··· Dataset entries ···
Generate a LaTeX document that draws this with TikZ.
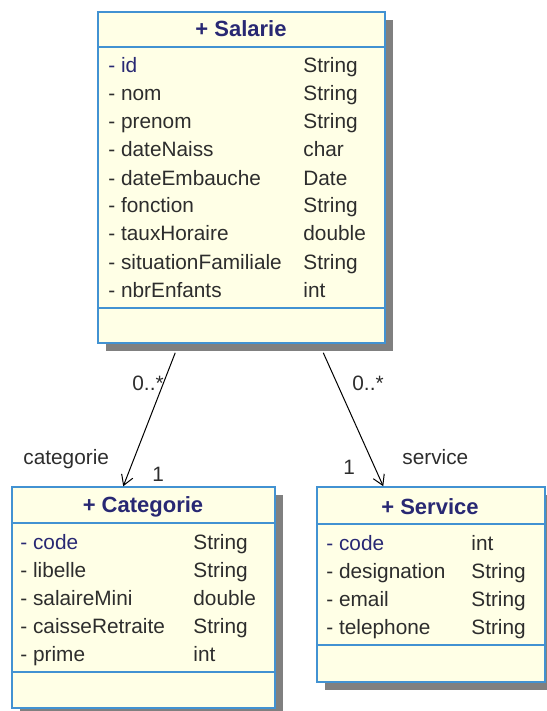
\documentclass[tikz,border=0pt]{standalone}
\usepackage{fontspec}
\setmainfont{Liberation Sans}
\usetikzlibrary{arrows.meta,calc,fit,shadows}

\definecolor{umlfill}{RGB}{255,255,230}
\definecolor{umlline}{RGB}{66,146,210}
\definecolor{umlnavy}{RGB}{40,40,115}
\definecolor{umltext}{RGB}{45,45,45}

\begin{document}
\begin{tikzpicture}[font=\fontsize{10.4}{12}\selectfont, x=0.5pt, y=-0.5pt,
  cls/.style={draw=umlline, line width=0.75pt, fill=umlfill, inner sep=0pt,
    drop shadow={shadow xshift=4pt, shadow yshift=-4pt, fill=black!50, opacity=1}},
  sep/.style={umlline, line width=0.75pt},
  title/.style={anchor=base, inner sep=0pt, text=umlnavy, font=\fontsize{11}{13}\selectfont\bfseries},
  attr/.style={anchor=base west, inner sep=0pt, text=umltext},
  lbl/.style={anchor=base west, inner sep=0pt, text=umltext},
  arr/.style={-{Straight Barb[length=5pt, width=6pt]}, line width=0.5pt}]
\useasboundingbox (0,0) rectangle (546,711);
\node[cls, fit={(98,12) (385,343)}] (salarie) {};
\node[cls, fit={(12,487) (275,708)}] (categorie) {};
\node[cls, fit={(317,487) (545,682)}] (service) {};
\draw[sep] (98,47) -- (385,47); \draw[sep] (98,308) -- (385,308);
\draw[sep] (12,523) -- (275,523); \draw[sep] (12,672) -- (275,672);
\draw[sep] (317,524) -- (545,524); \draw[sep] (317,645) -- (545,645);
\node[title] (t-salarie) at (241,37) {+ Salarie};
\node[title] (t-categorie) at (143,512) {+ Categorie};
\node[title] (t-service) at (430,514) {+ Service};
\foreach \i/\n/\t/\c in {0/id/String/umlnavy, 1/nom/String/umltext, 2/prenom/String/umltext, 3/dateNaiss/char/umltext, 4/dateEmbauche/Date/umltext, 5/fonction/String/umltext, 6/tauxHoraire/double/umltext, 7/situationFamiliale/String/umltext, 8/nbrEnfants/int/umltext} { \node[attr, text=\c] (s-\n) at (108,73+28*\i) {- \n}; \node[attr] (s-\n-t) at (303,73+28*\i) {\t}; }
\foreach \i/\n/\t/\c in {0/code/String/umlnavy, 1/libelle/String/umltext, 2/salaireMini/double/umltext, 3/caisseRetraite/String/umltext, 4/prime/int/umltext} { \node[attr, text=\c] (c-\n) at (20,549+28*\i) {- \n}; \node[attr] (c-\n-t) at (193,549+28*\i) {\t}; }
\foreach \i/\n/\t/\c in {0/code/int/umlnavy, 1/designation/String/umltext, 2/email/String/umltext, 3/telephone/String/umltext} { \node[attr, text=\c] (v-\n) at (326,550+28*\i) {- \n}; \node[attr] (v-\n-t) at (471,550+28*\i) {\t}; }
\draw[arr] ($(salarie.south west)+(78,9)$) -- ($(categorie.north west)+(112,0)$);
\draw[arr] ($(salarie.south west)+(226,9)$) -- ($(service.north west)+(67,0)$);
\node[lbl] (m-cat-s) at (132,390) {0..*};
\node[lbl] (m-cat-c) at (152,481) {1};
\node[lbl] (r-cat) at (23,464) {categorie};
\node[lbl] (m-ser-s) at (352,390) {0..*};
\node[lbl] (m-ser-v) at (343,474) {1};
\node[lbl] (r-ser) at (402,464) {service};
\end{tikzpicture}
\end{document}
···
··· Dataset entries ···
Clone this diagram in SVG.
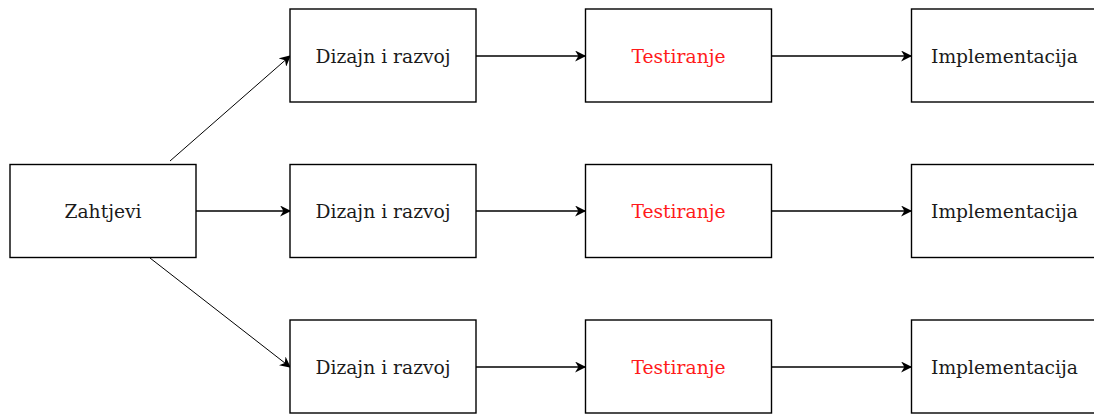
···
··· Dataset entries ···
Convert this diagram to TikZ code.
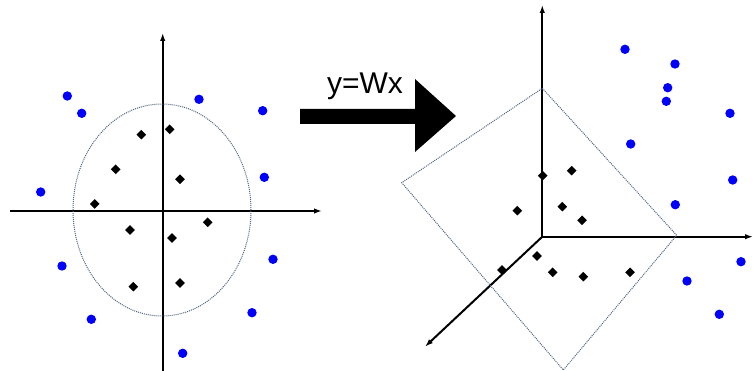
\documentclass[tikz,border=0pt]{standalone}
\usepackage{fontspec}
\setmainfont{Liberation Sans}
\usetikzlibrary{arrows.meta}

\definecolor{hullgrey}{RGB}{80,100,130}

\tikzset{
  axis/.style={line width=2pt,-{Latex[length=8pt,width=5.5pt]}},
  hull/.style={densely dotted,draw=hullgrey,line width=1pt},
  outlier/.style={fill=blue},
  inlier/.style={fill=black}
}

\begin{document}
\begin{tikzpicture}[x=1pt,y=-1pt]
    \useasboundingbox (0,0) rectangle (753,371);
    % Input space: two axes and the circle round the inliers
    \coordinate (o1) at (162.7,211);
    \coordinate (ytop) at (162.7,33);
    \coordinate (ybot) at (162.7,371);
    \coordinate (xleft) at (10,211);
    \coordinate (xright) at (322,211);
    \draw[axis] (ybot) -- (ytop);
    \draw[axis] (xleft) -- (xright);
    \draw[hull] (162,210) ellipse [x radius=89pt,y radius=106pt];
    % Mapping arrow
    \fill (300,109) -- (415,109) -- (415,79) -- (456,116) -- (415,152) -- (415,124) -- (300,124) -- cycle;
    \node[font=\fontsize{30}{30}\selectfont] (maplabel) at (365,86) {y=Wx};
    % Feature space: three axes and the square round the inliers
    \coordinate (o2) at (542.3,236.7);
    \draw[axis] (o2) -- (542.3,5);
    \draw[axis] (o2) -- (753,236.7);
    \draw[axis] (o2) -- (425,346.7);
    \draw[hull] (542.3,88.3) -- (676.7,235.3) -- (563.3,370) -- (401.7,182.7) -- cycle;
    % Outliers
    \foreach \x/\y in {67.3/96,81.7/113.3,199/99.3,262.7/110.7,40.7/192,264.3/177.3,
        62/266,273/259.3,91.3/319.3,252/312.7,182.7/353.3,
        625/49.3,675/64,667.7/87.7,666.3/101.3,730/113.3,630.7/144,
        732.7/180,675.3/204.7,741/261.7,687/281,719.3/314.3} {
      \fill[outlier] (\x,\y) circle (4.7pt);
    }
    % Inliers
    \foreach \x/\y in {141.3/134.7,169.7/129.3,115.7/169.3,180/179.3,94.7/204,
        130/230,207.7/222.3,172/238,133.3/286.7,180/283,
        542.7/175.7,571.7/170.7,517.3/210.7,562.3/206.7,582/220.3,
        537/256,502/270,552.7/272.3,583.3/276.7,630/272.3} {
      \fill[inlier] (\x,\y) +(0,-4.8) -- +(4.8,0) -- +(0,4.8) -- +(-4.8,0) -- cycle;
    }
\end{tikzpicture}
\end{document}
···
▶ **Exercise requirements**
Which lines hold the word "this"? Copy all of them.

▶ **Final result**
Generate a LaTeX document that draws this with TikZ.
Clone this diagram in SVG.
Convert this diagram to TikZ code.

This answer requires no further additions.